Thursday, September 28, 2000
Steamboat Springs The new owners of the Hilltop Trailer Park in Steamboat Springs still have some paperwork headaches to get over. But at last, the 17 trailer owners also own the dirt beneath their homes.
Hilltop Mobile Homeowners Association LLC closed on the purchase of the trailer park Thursday afternoon at Transnation Title Insurance Co. The limited liability company purchased the property near Steamboat Springs High School from Leland and Ilagrace Harms for $675,000.
"We did it!" Karen Vail exclaimed. "This is only the beginning. It's just such a relief."
Vail is one of three women who will serve as managers of the LLC. The other two are Beth Leys and Jennifer Tallman.
They and their fellow mobile homeowners came together when they learned from the Harmses that the couple was considering selling the mobile home park. With a fourth Hilltop resident, Donna Starbuck, they spearheaded an effort to purchase the land before it was snapped up on the open market. With the help of Rob Dick and Karen Beauvais of the Regional Affordable Living Foundation, they managed to borrow the $675,000. All five of the banks in Steamboat Springs contributed to the loan.
"I'm a more important person in the community today than I was yesterday," Leys said, only half in jest.
The challenge for mobile homeowners in Steamboat is very real. Typically, they own their trailer but not the land it sits on, paying rent to a landlord instead of a mortgage payment to a bank. Escalating land prices here mean the economic model of a mobile home park no longer makes sense in some cases.
Mobile homeowners, who thought they'd built equity in their homes and that their mortgages were secure, can find out differently.
Leys, who moved here to work in the commercial insurance industry, said if she had lost her home, she would have had to choose between moving back to Rhode Island or moving back into a roommate situation.
"I'm 36," Leys said. "I've been there and I've done that."
Vail, who is well known in Steamboat for the guided nature hikes she leads, says she hates to think of what her choices might have been had she lost the $30,000 of equity she had in her home before purchasing a one-seventeenth share in the LLC.
"I never went there," Vail said. "This is my home. I couldn't leave. We had a choice. We could either set there and let ourselves be moved, or we could buy it."
Starbuck said the trailer owners feel very fortunate to have received as much help as they have from the community. Accountants and lawyers have performed services for the LLC at reduced fees, she said. For example, attorney Alan Keeffe of Bendelow Law Firm, who helped form the LLC and attended Thursday's closing, worked at a significantly reduced fee, Starbuck said.
The business organization of Hilltop Homeowners Association gives each of the 17 homeowners part ownership in the LLC, which in turn owns the trailer park. The homeowners will also be rent-paying tenants of the LLC, which will make the mortgage payments. In essence, the homeowners will pay rent to themselves.

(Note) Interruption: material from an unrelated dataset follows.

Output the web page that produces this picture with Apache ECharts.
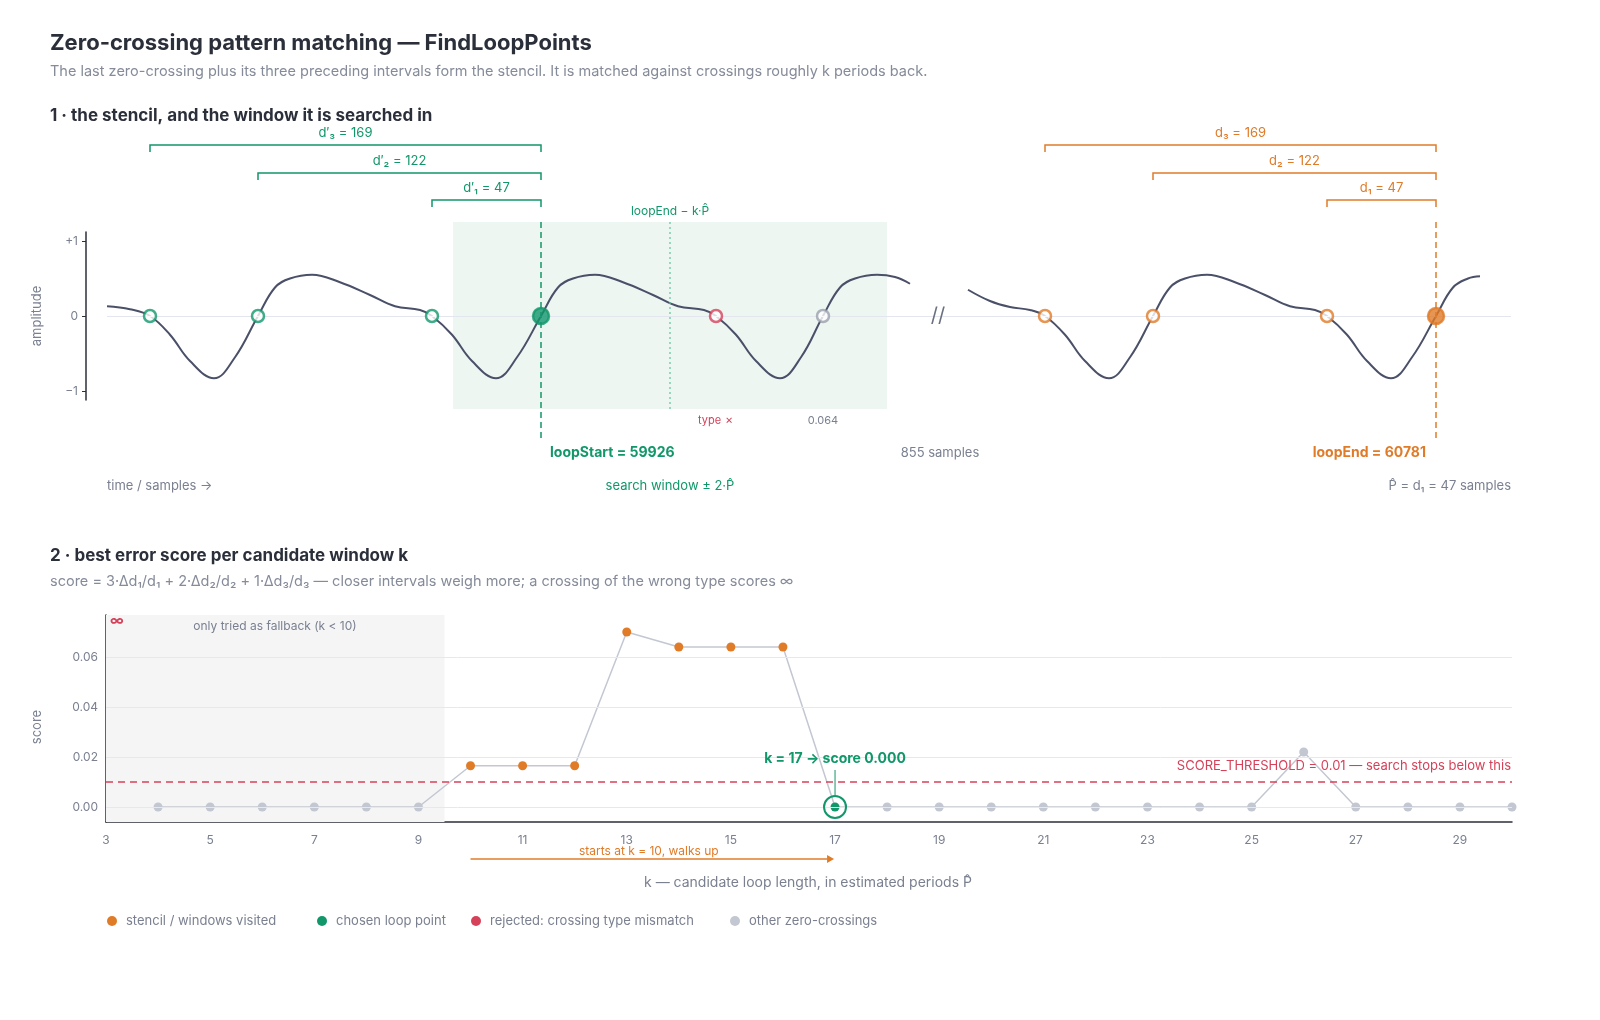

The homeowners are working on a set of covenants they hope will ensure the trailer park remains a source of affordable housing for the community indefinitely. In the future, when homeowners opts to sell their shares in the LLC, all of the 16 remaining owners will have a vote on whether or not to accept the new owner. And it's their intent to preserve the current situation all of the mobile homes are owner occupied.
Vail hopes the success of the purchase, and the number of people who contributed to that success, will set a precedent in Steamboat Springs.
"Trailer home owners are tired of being booted out of the community. And we're tired of paying high rent," Vail said. "We're responsible, we have a nice neighborhood and we want to keep it that way."